* Start SUPPLIED DATA *

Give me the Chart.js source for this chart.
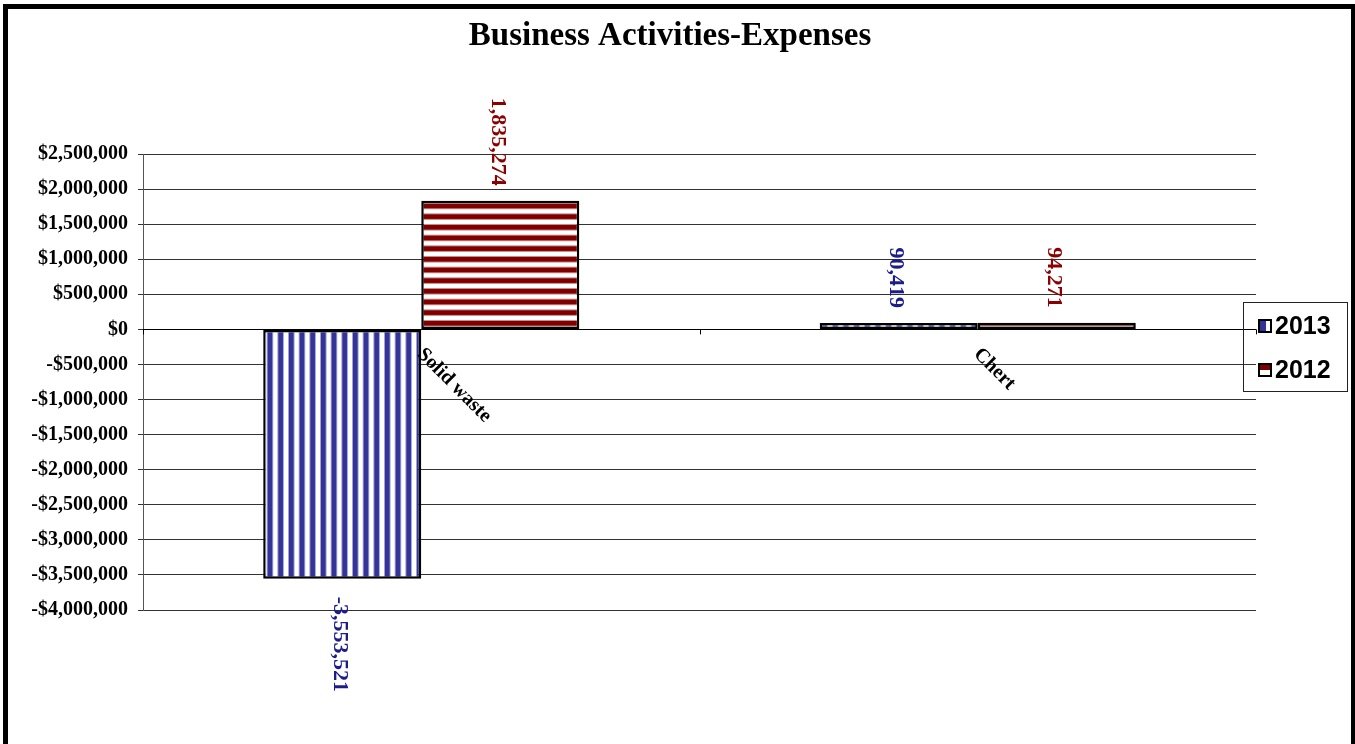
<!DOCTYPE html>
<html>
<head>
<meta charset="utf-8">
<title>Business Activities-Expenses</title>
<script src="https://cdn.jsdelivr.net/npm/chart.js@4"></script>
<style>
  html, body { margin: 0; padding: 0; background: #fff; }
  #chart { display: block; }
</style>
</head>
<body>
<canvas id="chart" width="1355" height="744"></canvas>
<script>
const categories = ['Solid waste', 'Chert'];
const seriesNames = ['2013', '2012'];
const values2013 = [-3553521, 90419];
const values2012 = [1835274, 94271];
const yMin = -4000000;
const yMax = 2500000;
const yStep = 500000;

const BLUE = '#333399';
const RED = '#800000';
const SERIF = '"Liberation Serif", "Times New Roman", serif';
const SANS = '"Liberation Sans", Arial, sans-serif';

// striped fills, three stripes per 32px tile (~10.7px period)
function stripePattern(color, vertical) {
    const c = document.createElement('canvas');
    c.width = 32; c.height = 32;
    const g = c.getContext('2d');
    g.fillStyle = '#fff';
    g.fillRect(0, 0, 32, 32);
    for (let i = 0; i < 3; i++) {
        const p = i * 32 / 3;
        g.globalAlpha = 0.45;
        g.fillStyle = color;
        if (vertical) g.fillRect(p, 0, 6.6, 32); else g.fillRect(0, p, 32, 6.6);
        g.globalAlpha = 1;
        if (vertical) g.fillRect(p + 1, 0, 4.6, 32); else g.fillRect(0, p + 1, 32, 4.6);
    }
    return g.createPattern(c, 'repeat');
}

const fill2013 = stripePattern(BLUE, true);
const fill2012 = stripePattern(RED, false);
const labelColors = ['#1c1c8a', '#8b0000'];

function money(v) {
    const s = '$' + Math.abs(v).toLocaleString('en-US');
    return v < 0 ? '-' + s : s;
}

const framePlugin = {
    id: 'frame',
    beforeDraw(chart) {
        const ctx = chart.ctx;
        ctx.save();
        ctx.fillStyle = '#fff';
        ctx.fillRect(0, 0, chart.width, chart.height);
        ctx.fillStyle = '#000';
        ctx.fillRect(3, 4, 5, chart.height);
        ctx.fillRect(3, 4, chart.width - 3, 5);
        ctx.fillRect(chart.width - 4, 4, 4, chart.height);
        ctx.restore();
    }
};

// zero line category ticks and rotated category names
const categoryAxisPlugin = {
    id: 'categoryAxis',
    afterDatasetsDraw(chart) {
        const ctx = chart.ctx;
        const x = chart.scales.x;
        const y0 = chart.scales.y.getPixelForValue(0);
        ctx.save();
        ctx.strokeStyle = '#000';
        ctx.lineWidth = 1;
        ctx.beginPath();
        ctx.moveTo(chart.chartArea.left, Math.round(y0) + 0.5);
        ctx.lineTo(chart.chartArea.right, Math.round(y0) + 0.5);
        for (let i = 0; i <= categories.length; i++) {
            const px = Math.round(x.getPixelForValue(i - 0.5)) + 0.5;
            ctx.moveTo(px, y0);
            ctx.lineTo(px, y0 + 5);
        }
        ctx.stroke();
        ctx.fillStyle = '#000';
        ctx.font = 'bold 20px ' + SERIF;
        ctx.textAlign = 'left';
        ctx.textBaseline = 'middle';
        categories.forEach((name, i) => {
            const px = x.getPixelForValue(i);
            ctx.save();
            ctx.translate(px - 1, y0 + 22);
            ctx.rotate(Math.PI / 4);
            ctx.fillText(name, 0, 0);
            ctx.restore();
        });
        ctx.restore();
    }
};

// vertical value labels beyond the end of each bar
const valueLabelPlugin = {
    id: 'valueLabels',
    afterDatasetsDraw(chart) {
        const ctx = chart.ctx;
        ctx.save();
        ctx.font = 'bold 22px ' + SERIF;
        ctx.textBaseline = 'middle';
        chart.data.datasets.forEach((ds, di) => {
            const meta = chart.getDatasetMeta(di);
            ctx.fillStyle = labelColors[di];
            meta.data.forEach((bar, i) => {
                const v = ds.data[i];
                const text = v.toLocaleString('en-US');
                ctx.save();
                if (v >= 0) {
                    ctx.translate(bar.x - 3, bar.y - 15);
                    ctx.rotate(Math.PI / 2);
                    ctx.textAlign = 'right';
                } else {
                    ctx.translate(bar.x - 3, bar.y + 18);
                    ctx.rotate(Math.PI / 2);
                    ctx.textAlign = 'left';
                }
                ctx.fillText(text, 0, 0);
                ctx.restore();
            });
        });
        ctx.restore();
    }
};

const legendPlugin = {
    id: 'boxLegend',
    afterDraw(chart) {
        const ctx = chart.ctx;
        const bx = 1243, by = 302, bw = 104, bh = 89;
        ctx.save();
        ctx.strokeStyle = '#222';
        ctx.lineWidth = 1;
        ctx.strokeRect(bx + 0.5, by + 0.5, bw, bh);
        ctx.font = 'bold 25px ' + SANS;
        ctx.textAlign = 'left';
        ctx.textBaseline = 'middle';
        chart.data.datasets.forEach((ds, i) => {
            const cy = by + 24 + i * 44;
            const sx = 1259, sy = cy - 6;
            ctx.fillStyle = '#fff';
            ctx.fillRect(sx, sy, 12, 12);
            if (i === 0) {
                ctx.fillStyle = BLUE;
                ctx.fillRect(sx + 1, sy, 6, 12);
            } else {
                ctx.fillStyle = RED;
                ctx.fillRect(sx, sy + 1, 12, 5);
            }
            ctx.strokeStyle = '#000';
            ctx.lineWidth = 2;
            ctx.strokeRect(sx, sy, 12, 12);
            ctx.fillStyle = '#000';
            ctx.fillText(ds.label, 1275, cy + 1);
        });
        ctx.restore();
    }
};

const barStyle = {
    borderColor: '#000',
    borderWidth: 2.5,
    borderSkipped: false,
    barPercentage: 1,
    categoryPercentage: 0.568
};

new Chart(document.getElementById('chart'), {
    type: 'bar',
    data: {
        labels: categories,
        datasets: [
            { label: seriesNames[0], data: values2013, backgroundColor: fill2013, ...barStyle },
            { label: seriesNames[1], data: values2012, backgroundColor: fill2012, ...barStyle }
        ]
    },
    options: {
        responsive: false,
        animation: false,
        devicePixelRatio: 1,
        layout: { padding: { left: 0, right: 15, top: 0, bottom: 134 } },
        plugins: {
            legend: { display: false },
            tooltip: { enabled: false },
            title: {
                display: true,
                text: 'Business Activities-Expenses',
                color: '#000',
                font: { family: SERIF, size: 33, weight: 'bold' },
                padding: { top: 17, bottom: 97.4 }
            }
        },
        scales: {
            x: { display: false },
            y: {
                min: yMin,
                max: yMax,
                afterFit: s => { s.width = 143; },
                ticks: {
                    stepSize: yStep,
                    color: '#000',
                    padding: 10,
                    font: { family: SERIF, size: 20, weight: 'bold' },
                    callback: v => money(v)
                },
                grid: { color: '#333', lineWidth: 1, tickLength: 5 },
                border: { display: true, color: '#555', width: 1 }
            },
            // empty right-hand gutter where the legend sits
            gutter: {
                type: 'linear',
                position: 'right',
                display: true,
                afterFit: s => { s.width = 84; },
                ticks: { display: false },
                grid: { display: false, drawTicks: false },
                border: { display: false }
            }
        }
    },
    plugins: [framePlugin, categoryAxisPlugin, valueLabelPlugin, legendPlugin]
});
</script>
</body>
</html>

* End SUPPLIED DATA *

▶ **STATED PROBLEM**: Your task is to reproduce all of the material exactly. The pictures stay out.

▶ **RESULT BELOW**:
Give me the Chart.js source for this chart.
<!DOCTYPE html>
<html>
<head>
<meta charset="utf-8">
<title>Business Activities-Expenses</title>
<script src="https://cdn.jsdelivr.net/npm/chart.js@4"></script>
<style>
  html, body { margin: 0; padding: 0; background: #fff; }
  #chart { display: block; }
</style>
</head>
<body>
<canvas id="chart" width="1355" height="744"></canvas>
<script>
const categories = ['Solid waste', 'Chert'];
const seriesNames = ['2013', '2012'];
const values2013 = [-3553521, 90419];
const values2012 = [1835274, 94271];
const yMin = -4000000;
const yMax = 2500000;
const yStep = 500000;

const BLUE = '#333399';
const RED = '#800000';
const SERIF = '"Liberation Serif", "Times New Roman", serif';
const SANS = '"Liberation Sans", Arial, sans-serif';

// striped fills, three stripes per 32px tile (~10.7px period)
function stripePattern(color, vertical) {
    const c = document.createElement('canvas');
    c.width = 32; c.height = 32;
    const g = c.getContext('2d');
    g.fillStyle = '#fff';
    g.fillRect(0, 0, 32, 32);
    for (let i = 0; i < 3; i++) {
        const p = i * 32 / 3;
        g.globalAlpha = 0.45;
        g.fillStyle = color;
        if (vertical) g.fillRect(p, 0, 6.6, 32); else g.fillRect(0, p, 32, 6.6);
        g.globalAlpha = 1;
        if (vertical) g.fillRect(p + 1, 0, 4.6, 32); else g.fillRect(0, p + 1, 32, 4.6);
    }
    return g.createPattern(c, 'repeat');
}

const fill2013 = stripePattern(BLUE, true);
const fill2012 = stripePattern(RED, false);
const labelColors = ['#1c1c8a', '#8b0000'];

function money(v) {
    const s = '$' + Math.abs(v).toLocaleString('en-US');
    return v < 0 ? '-' + s : s;
}

const framePlugin = {
    id: 'frame',
    beforeDraw(chart) {
        const ctx = chart.ctx;
        ctx.save();
        ctx.fillStyle = '#fff';
        ctx.fillRect(0, 0, chart.width, chart.height);
        ctx.fillStyle = '#000';
        ctx.fillRect(3, 4, 5, chart.height);
        ctx.fillRect(3, 4, chart.width - 3, 5);
        ctx.fillRect(chart.width - 4, 4, 4, chart.height);
        ctx.restore();
    }
};

// zero line category ticks and rotated category names
const categoryAxisPlugin = {
    id: 'categoryAxis',
    afterDatasetsDraw(chart) {
        const ctx = chart.ctx;
        const x = chart.scales.x;
        const y0 = chart.scales.y.getPixelForValue(0);
        ctx.save();
        ctx.strokeStyle = '#000';
        ctx.lineWidth = 1;
        ctx.beginPath();
        ctx.moveTo(chart.chartArea.left, Math.round(y0) + 0.5);
        ctx.lineTo(chart.chartArea.right, Math.round(y0) + 0.5);
        for (let i = 0; i <= categories.length; i++) {
            const px = Math.round(x.getPixelForValue(i - 0.5)) + 0.5;
            ctx.moveTo(px, y0);
            ctx.lineTo(px, y0 + 5);
        }
        ctx.stroke();
        ctx.fillStyle = '#000';
        ctx.font = 'bold 20px ' + SERIF;
        ctx.textAlign = 'left';
        ctx.textBaseline = 'middle';
        categories.forEach((name, i) => {
            const px = x.getPixelForValue(i);
            ctx.save();
            ctx.translate(px - 1, y0 + 22);
            ctx.rotate(Math.PI / 4);
            ctx.fillText(name, 0, 0);
            ctx.restore();
        });
        ctx.restore();
    }
};

// vertical value labels beyond the end of each bar
const valueLabelPlugin = {
    id: 'valueLabels',
    afterDatasetsDraw(chart) {
        const ctx = chart.ctx;
        ctx.save();
        ctx.font = 'bold 22px ' + SERIF;
        ctx.textBaseline = 'middle';
        chart.data.datasets.forEach((ds, di) => {
            const meta = chart.getDatasetMeta(di);
            ctx.fillStyle = labelColors[di];
            meta.data.forEach((bar, i) => {
                const v = ds.data[i];
                const text = v.toLocaleString('en-US');
                ctx.save();
                if (v >= 0) {
                    ctx.translate(bar.x - 3, bar.y - 15);
                    ctx.rotate(Math.PI / 2);
                    ctx.textAlign = 'right';
                } else {
                    ctx.translate(bar.x - 3, bar.y + 18);
                    ctx.rotate(Math.PI / 2);
                    ctx.textAlign = 'left';
                }
                ctx.fillText(text, 0, 0);
                ctx.restore();
            });
        });
        ctx.restore();
    }
};

const legendPlugin = {
    id: 'boxLegend',
    afterDraw(chart) {
        const ctx = chart.ctx;
        const bx = 1243, by = 302, bw = 104, bh = 89;
        ctx.save();
        ctx.strokeStyle = '#222';
        ctx.lineWidth = 1;
        ctx.strokeRect(bx + 0.5, by + 0.5, bw, bh);
        ctx.font = 'bold 25px ' + SANS;
        ctx.textAlign = 'left';
        ctx.textBaseline = 'middle';
        chart.data.datasets.forEach((ds, i) => {
            const cy = by + 24 + i * 44;
            const sx = 1259, sy = cy - 6;
            ctx.fillStyle = '#fff';
            ctx.fillRect(sx, sy, 12, 12);
            if (i === 0) {
                ctx.fillStyle = BLUE;
                ctx.fillRect(sx + 1, sy, 6, 12);
            } else {
                ctx.fillStyle = RED;
                ctx.fillRect(sx, sy + 1, 12, 5);
            }
            ctx.strokeStyle = '#000';
            ctx.lineWidth = 2;
            ctx.strokeRect(sx, sy, 12, 12);
            ctx.fillStyle = '#000';
            ctx.fillText(ds.label, 1275, cy + 1);
        });
        ctx.restore();
    }
};

const barStyle = {
    borderColor: '#000',
    borderWidth: 2.5,
    borderSkipped: false,
    barPercentage: 1,
    categoryPercentage: 0.568
};

new Chart(document.getElementById('chart'), {
    type: 'bar',
    data: {
        labels: categories,
        datasets: [
            { label: seriesNames[0], data: values2013, backgroundColor: fill2013, ...barStyle },
            { label: seriesNames[1], data: values2012, backgroundColor: fill2012, ...barStyle }
        ]
    },
    options: {
        responsive: false,
        animation: false,
        devicePixelRatio: 1,
        layout: { padding: { left: 0, right: 15, top: 0, bottom: 134 } },
        plugins: {
            legend: { display: false },
            tooltip: { enabled: false },
            title: {
                display: true,
                text: 'Business Activities-Expenses',
                color: '#000',
                font: { family: SERIF, size: 33, weight: 'bold' },
                padding: { top: 17, bottom: 97.4 }
            }
        },
        scales: {
            x: { display: false },
            y: {
                min: yMin,
                max: yMax,
                afterFit: s => { s.width = 143; },
                ticks: {
                    stepSize: yStep,
                    color: '#000',
                    padding: 10,
                    font: { family: SERIF, size: 20, weight: 'bold' },
                    callback: v => money(v)
                },
                grid: { color: '#333', lineWidth: 1, tickLength: 5 },
                border: { display: true, color: '#555', width: 1 }
            },
            // empty right-hand gutter where the legend sits
            gutter: {
                type: 'linear',
                position: 'right',
                display: true,
                afterFit: s => { s.width = 84; },
                ticks: { display: false },
                grid: { display: false, drawTicks: false },
                border: { display: false }
            }
        }
    },
    plugins: [framePlugin, categoryAxisPlugin, valueLabelPlugin, legendPlugin]
});
</script>
</body>
</html>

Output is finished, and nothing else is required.